(Code that draws figures)
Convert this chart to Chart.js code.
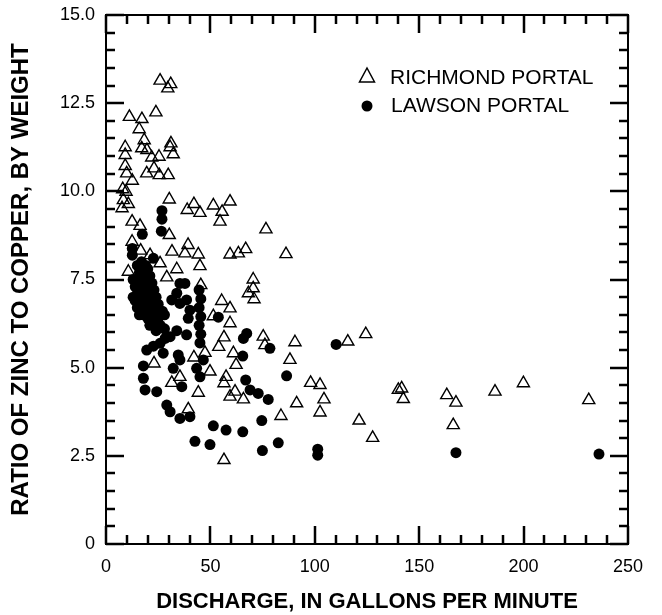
<!DOCTYPE html>
<html>
<head>
<meta charset="utf-8">
<script src="https://cdn.jsdelivr.net/npm/chart.js@4/dist/chart.umd.min.js"></script>
<style>
  html, body { margin: 0; padding: 0; background: #fff; }
  #wrap { width: 662px; height: 615px; }
</style>
</head>
<body>
<div id="wrap"><canvas id="scatterChart"></canvas></div>
<script>
// Richmond Portal (open triangles)
const richmondX = [25.9, 31.0, 29.6, 11.2, 17.2, 23.9, 15.9, 18.3, 9.2, 17.1, 19.6, 31.1, 30.7, 32.2, 21.9, 25.4,
  9.2, 9.2, 23.0, 19.5, 25.5, 29.8, 9.9, 12.6, 8.0, 9.6, 8.3, 10.7, 7.7, 30.3, 38.9, 42.1, 45.0, 51.4, 59.4,
  55.6, 54.6, 12.5, 16.3, 30.3, 76.6, 12.5, 39.3, 31.6, 37.8, 44.2, 59.4, 63.4, 66.9, 21.1, 16.6, 25.9, 33.9,
  45.0, 10.7, 29.1, 70.5, 70.5, 68.2, 70.9, 45.4, 55.4, 59.4, 51.4, 59.4, 56.5, 54.0, 75.3, 76.1, 47.4, 42.1,
  61.0, 62.3, 23.0, 49.8, 35.4, 31.5, 57.5, 56.5, 61.8, 59.4, 65.8, 44.2, 39.4, 83.8, 91.3, 56.5, 86.2, 90.5,
  88.1, 115.8, 124.4, 98.0, 102.5, 104.4, 102.5, 121.2, 127.7, 140.0, 141.6, 142.4, 163.2, 167.6, 166.3,
  186.3, 199.9, 231.2];
const richmondY = [13.14, 13.04, 12.92, 12.11, 12.05, 12.24, 11.76, 11.45, 11.25, 11.22, 11.17, 11.36, 11.25,
  11.05, 10.96, 10.98, 11.03, 10.72, 10.65, 10.51, 10.46, 10.46, 10.51, 10.30, 10.06, 9.99, 9.75, 9.64, 9.52,
  9.77, 9.47, 9.64, 9.39, 9.60, 9.71, 9.42, 9.14, 9.14, 9.02, 8.76, 8.92, 8.57, 8.48, 8.29, 8.24, 8.21, 8.21,
  8.24, 8.36, 8.19, 8.32, 7.96, 7.79, 7.88, 7.72, 7.56, 7.50, 7.25, 7.11, 6.94, 7.34, 6.89, 6.68, 6.46, 6.26,
  5.86, 5.59, 5.88, 5.64, 5.42, 5.29, 5.41, 5.08, 5.12, 4.89, 4.74, 4.57, 4.74, 4.56, 4.32, 4.18, 4.10, 4.29,
  3.82, 3.63, 3.99, 2.38, 8.22, 5.72, 5.22, 5.74, 5.95, 4.57, 4.51, 4.10, 3.73, 3.50, 3.01, 4.37, 4.41, 4.11,
  4.22, 4.01, 3.37, 4.32, 4.56, 4.08];

// Lawson Portal (filled circles)
const lawsonX = [26.8, 26.8, 26.5, 17.4, 12.6, 12.6, 22.7,
  15, 17, 19, 20, 16, 18, 21, 15, 17, 19, 22, 14, 16, 18, 20, 23, 15, 17, 19, 21, 24, 14, 16, 18, 20, 22, 25,
  15, 17, 19, 21, 23, 27, 16, 18, 20, 22, 25, 28, 21, 23, 26, 28, 24, 13, 13,
  35.4, 37.8, 33.9, 31.5, 38.6, 40.2, 35.4, 39.4,
  44.6, 45.4, 44.6, 45.4, 44.6, 45.4, 45.0,
  53.8, 33.9, 38.6, 30.7, 28.3, 25.9, 22.7, 19.5, 27.4, 34.6, 35.4, 17.9, 32.2, 46.6, 43.4, 45.0, 17.9, 18.7,
  24.3, 36.3, 67.4, 65.8, 78.5, 65.5, 66.9, 69.0, 72.9, 77.7, 74.6, 29.1, 30.7, 35.4, 40.2, 51.4, 57.5, 65.5,
  42.6, 49.8, 74.9, 82.5, 110.2, 86.5, 101.4, 101.4, 167.6, 236.1];
const lawsonY = [9.45, 9.21, 8.87, 8.78, 8.38, 8.19, 8.10,
  7.9, 8.0, 7.9, 7.8, 7.7, 7.7, 7.6, 7.5, 7.5, 7.5, 7.4, 7.3, 7.3, 7.3, 7.3, 7.2, 7.1, 7.1, 7.1, 7.0, 7.0, 6.9,
  6.9, 6.9, 6.8, 6.8, 6.8, 6.7, 6.7, 6.6, 6.6, 6.6, 6.6, 6.5, 6.5, 6.4, 6.4, 6.4, 6.5, 6.2, 6.2, 6.2, 6.1, 6.05,
  7.5, 7.0,
  7.39, 7.39, 7.11, 6.92, 6.92, 6.63, 6.82, 6.40,
  7.2, 6.95, 6.7, 6.45, 6.2, 5.95, 5.7,
  6.43, 6.05, 5.93, 5.88, 5.83, 5.69, 5.61, 5.50, 5.41, 5.36, 5.22, 5.05, 4.98, 5.22, 4.98, 4.74, 4.70, 4.37,
  4.32, 4.46, 5.97, 5.83, 5.55, 5.33, 4.65, 4.37, 4.27, 4.10, 3.50, 3.94, 3.75, 3.56, 3.61, 3.35, 3.23, 3.18,
  2.91, 2.82, 2.65, 2.87, 5.66, 4.77, 2.69, 2.52, 2.59, 2.55];

const seriesNames = ['RICHMOND PORTAL', 'LAWSON PORTAL'];
const xTicks = [0, 50, 100, 150, 200, 250];
const yTicks = [0, 2.5, 5.0, 7.5, 10.0, 12.5, 15.0];
const xMinorStep = 10;
const yMinorStep = 0.5;

const toPoints = (xs, ys) => xs.map((v, i) => ({x: v, y: ys[i]}));
const fontName = "'Liberation Sans', Arial, Helvetica, sans-serif";

// frame with inward ticks on all four sides, legend inside the plot
const frameTicks = {
    id: 'frameTicks',
    afterDraw(chart) {
        const c = chart.ctx;
        const a = chart.chartArea;
        const sx = chart.scales.x;
        const sy = chart.scales.y;
        c.save();
        c.strokeStyle = '#000000';
        c.lineWidth = 2;
        c.strokeRect(a.left, a.top, a.right - a.left, a.bottom - a.top);

        c.lineWidth = 2.5;
        c.beginPath();
        for (let i = 0; i <= 25; i++) {
            const px = Math.round(sx.getPixelForValue(i * xMinorStep));
            const len = i % 5 === 0 ? 18 : 9;
            c.moveTo(px, a.bottom);
            c.lineTo(px, a.bottom - len);
            c.moveTo(px, a.top);
            c.lineTo(px, a.top + len);
        }
        for (let i = 0; i <= 30; i++) {
            const py = Math.round(sy.getPixelForValue(i * yMinorStep));
            const len = i % 5 === 0 ? 18 : 9;
            c.moveTo(a.left, py);
            c.lineTo(a.left + len, py);
            c.moveTo(a.right, py);
            c.lineTo(a.right - len, py);
        }
        c.stroke();

        // legend, upper right
        c.fillStyle = '#000';
        c.font = '21px ' + fontName;
        c.textBaseline = 'middle';
        c.textAlign = 'left';
        c.lineWidth = 1.5;
        c.beginPath();
        c.moveTo(367, 68); c.lineTo(374.5, 82); c.lineTo(359.5, 82); c.closePath();
        c.stroke();
        c.fillText(chart.data.datasets[0].label, 390, 78);
        c.beginPath();
        c.arc(367, 106, 5.5, 0, Math.PI * 2);
        c.fill();
        c.fillText(chart.data.datasets[1].label, 391, 106);
        c.restore();
    }
};

const ctx = document.getElementById('scatterChart');

new Chart(ctx, {
    type: 'scatter',
    data: {
        datasets: [{
            label: seriesNames[0],
            data: toPoints(richmondX, richmondY),
            pointStyle: 'triangle',
            pointRadius: 7,
            backgroundColor: 'rgba(0,0,0,0)',
            borderColor: '#000',
            borderWidth: 1.4
        }, {
            label: seriesNames[1],
            data: toPoints(lawsonX, lawsonY),
            pointStyle: 'circle',
            pointRadius: 5.5,
            backgroundColor: '#000',
            borderColor: '#000',
            borderWidth: 0
        }]
    },
    options: {
        responsive: true,
        maintainAspectRatio: false,
        animation: false,
        events: [],
        layout: { padding: { left: 0, top: 15, right: 34, bottom: 0 } },
        plugins: {
            legend: { display: false },
            tooltip: { enabled: false }
        },
        scales: {
            x: {
                type: 'linear',
                min: 0,
                max: 250,
                afterFit: (s) => { s.height = 71; },
                afterBuildTicks: (s) => { s.ticks = xTicks.map(v => ({value: v})); },
                grid: { display: false, drawTicks: false },
                border: { display: true, color: '#000', width: 2 },
                ticks: {
                    padding: 12,
                    color: '#000',
                    font: { family: fontName, size: 18 }
                },
                title: {
                    display: true,
                    text: 'DISCHARGE, IN GALLONS PER MINUTE',
                    color: '#000',
                    font: { family: fontName, size: 22, weight: 'bold' },
                    padding: { top: 0, bottom: 0 }
                }
            },
            y: {
                type: 'linear',
                min: 0,
                max: 15,
                afterFit: (s) => { s.width = 106; s.paddingTop = 0; },
                afterBuildTicks: (s) => { s.ticks = yTicks.map(v => ({value: v})); },
                grid: { display: false, drawTicks: false },
                border: { display: true, color: '#000', width: 2 },
                ticks: {
                    padding: 11,
                    color: '#000',
                    font: { family: fontName, size: 18 },
                    callback: (v) => v === 0 ? '0' : Number(v).toFixed(1)
                },
                title: {
                    display: true,
                    text: 'RATIO OF ZINC TO COPPER, BY WEIGHT',
                    color: '#000',
                    font: { family: fontName, size: 24, weight: 'bold' },
                    padding: { top: 7, bottom: 0 }
                }
            }
        }
    },
    plugins: [frameTicks]
});
</script>
</body>
</html>
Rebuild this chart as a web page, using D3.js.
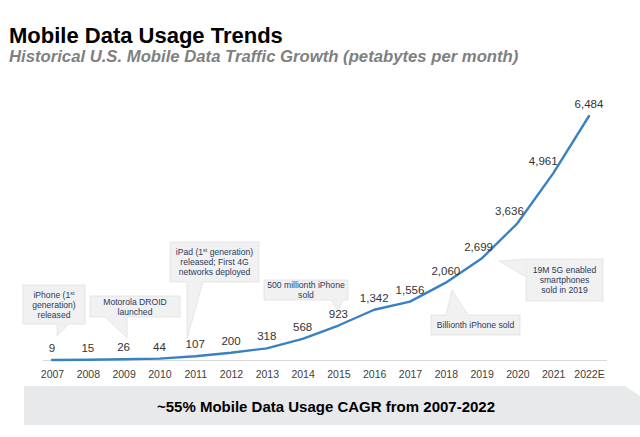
<!DOCTYPE html>
<html><head><meta charset="utf-8">
<script src="https://cdn.jsdelivr.net/npm/d3@7"></script>
<style>
html,body{margin:0;padding:0;background:#fff;}
svg{display:block;font-family:"Liberation Sans",Arial,sans-serif;}
</style></head>
<body><svg id="chart" width="640" height="437"></svg>
<script>
// ---- data ----
const years = ["2007","2008","2009","2010","2011","2012","2013","2014","2015","2016","2017","2018","2019","2020","2021","2022E"];
const traffic = [9,15,26,44,107,200,318,568,923,1342,1556,2060,2699,3636,4961,6484];
const title = "Mobile Data Usage Trends";
const subtitle = "Historical U.S. Mobile Data Traffic Growth (petabytes per month)";
const footer = "~55% Mobile Data Usage CAGR from 2007-2022";
const noteLines = [
  [["iPhone (1","st"],["generation)"],["released"]],
  [["Motorola DROID"],["launched"]],
  [["iPad (1","st"," generation)"],["released; First 4G"],["networks deployed"]],
  [["500 millionth iPhone"],["sold"]],
  [["Billionth iPhone sold"]],
  [["19M 5G enabled"],["smartphones"],["sold in 2019"]]
];

// ---- layout (pixels) ----
const W = 640, H = 437;
const svg = d3.select("#chart");
const x = d3.scalePoint().domain(years).range([52, 589]);
const y = d3.scaleLinear().domain([0, 6484]).range([360.3, 116]);
const labelDx = {"2019": -3, "2020": -8, "2021": -10};

// title
svg.append("text").attr("x", 9).attr("y", 43).attr("font-size", 22).attr("font-weight", "bold")
  .attr("fill", "#000").text(title);
svg.append("text").attr("x", 9).attr("y", 62).attr("font-size", 16.7).attr("font-weight", "bold")
  .attr("font-style", "italic").attr("fill", "#808080").text(subtitle);

// baseline
svg.append("line").attr("x1", 43).attr("x2", 607).attr("y1", 360.5).attr("y2", 360.5)
  .attr("stroke", "#d9d9d9").attr("stroke-width", 1);

// axis
const axis = d3.axisBottom(x).tickSize(0).tickPadding(11);
const ag = svg.append("g").attr("transform", "translate(0,360)").call(axis);
ag.select(".domain").remove();
ag.selectAll("text").attr("font-size", 10.5).attr("fill", "#404040")
  .attr("font-family", "Liberation Sans, Arial, sans-serif");

// callouts
const notes = [
  {box:[23,285,62,39], ptr:[[57,324],[69,324],[57,336]]},
  {box:[90,296,90,21], ptr:[[105,317],[127,317],[127,338]]},
  {box:[170,242,89,40], ptr:[[187,282],[203,282],[187,339]]},
  {box:[264,280,84,20], ptr:[[331,300],[343,300],[338,311]]},
  {box:[431,315,89,20], ptr:[[468,315],[446,315],[452,290]]},
  {box:[526,259,77,42], ptr:[[526,277],[526,259],[499,261]]}
];
notes.forEach((n, i) => {
  const [bx, by, bw, bh] = n.box;
  svg.append("rect").attr("x", bx).attr("y", by).attr("width", bw).attr("height", bh)
    .attr("fill", "#f1f1f1").attr("stroke", "#e2e2e2").attr("stroke-width", 0.8);
  svg.append("path").attr("d", d3.line()(n.ptr) + "Z")
    .attr("fill", "#f1f1f1").attr("stroke", "#e2e2e2").attr("stroke-width", 0.8);
  // cover stroke where pointer joins box
  svg.append("path").attr("d", d3.line()(n.ptr.slice(0,2)))
    .attr("stroke", "#f1f1f1").attr("stroke-width", 1.6);
  const lines = noteLines[i];
  const lh = 10;
  const cy = by + bh / 2 - (lines.length - 1) * lh / 2;
  lines.forEach((parts, j) => {
    const t = svg.append("text").attr("x", bx + bw / 2).attr("y", cy + j * lh)
      .attr("dy", "0.35em").attr("text-anchor", "middle").attr("font-size", 8.6).attr("fill", "#2a3a5c");
    parts.forEach((p, k) => {
      const ts = t.append("tspan").text(p);
      if (p === "st") ts.attr("font-size", 5.5).attr("dy", -3);
      else if (k > 0) ts.attr("dy", 3);
    });
  });
});

// line
svg.append("path").datum(traffic)
  .attr("d", d3.line().x((d, i) => x(years[i])).y(d => y(d)))
  .attr("fill", "none").attr("stroke", "#3a80c3").attr("stroke-width", 2.4)
  .attr("stroke-linejoin", "round").attr("stroke-linecap", "round");

// value labels
svg.append("g").selectAll("text").data(traffic).join("text")
  .attr("x", (d, i) => x(years[i]) + (labelDx[years[i]] || 0))
  .attr("y", d => y(d) - 12).attr("dy", "0.35em")
  .attr("text-anchor", "middle").attr("font-size", 11.5).attr("fill", "#333")
  .text(d => d3.format(",")(d));

// footer band
svg.append("path").attr("d", "M24,386 L625,386 L640,396 L640,425 L24,425 Z").attr("fill", "#e8e9eb");
svg.append("text").attr("x", 326).attr("y", 407).attr("dy", "0.35em").attr("text-anchor", "middle")
  .attr("font-size", 15).attr("font-weight", "bold").attr("fill", "#000").text(footer);
</script></body></html>
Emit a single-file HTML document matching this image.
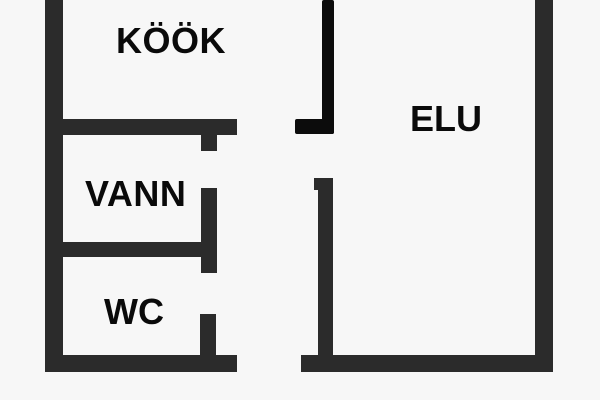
<!DOCTYPE html>
<html><head><meta charset="utf-8"><style>
body{margin:0;width:600px;height:400px;background:#f7f7f7;position:relative;overflow:hidden;font-family:"Liberation Sans",sans-serif}
.w{position:absolute;background:#2b2b2b}
.k{position:absolute;background:#0c0c0c;border-radius:2px}
.t{position:absolute;font-weight:bold;font-size:36px;color:#0a0a0a;line-height:1}
</style></head><body>
<div class="w" style="left:45px;top:0;width:18px;height:372px"></div>
<div class="w" style="left:45px;top:119px;width:192px;height:16px"></div>
<div class="w" style="left:201px;top:119px;width:16px;height:32px"></div>
<div class="w" style="left:201px;top:188px;width:16px;height:85px"></div>
<div class="w" style="left:45px;top:242px;width:172px;height:15px"></div>
<div class="w" style="left:200px;top:314px;width:16px;height:50px"></div>
<div class="w" style="left:45px;top:355px;width:192px;height:17px"></div>
<div class="k" style="left:322px;top:0;width:12px;height:134px"></div>
<div class="k" style="left:295px;top:119px;width:39px;height:15px"></div>
<div class="w" style="left:314px;top:178px;width:19px;height:12px"></div>
<div class="w" style="left:318px;top:178px;width:15px;height:194px"></div>
<div class="w" style="left:301px;top:355px;width:252px;height:17px"></div>
<div class="w" style="left:535px;top:0;width:18px;height:372px"></div>
<div class="t" style="left:116px;top:23px;letter-spacing:0.5px">KÖÖK</div>
<div class="t" style="left:410px;top:101px">ELU</div>
<div class="t" style="left:85px;top:176px;letter-spacing:0.5px">VANN</div>
<div class="t" style="left:104px;top:294px">WC</div>
</body></html>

Required task: Starting at the line that contains "Emit a single-file", write out every line through the final line of the entries, word for word; skip any pictures.

Output for this exercise:
Emit a single-file HTML document matching this image.
<!DOCTYPE html>
<html><head><meta charset="utf-8"><style>
body{margin:0;width:600px;height:400px;background:#f7f7f7;position:relative;overflow:hidden;font-family:"Liberation Sans",sans-serif}
.w{position:absolute;background:#2b2b2b}
.k{position:absolute;background:#0c0c0c;border-radius:2px}
.t{position:absolute;font-weight:bold;font-size:36px;color:#0a0a0a;line-height:1}
</style></head><body>
<div class="w" style="left:45px;top:0;width:18px;height:372px"></div>
<div class="w" style="left:45px;top:119px;width:192px;height:16px"></div>
<div class="w" style="left:201px;top:119px;width:16px;height:32px"></div>
<div class="w" style="left:201px;top:188px;width:16px;height:85px"></div>
<div class="w" style="left:45px;top:242px;width:172px;height:15px"></div>
<div class="w" style="left:200px;top:314px;width:16px;height:50px"></div>
<div class="w" style="left:45px;top:355px;width:192px;height:17px"></div>
<div class="k" style="left:322px;top:0;width:12px;height:134px"></div>
<div class="k" style="left:295px;top:119px;width:39px;height:15px"></div>
<div class="w" style="left:314px;top:178px;width:19px;height:12px"></div>
<div class="w" style="left:318px;top:178px;width:15px;height:194px"></div>
<div class="w" style="left:301px;top:355px;width:252px;height:17px"></div>
<div class="w" style="left:535px;top:0;width:18px;height:372px"></div>
<div class="t" style="left:116px;top:23px;letter-spacing:0.5px">KÖÖK</div>
<div class="t" style="left:410px;top:101px">ELU</div>
<div class="t" style="left:85px;top:176px;letter-spacing:0.5px">VANN</div>
<div class="t" style="left:104px;top:294px">WC</div>
</body></html>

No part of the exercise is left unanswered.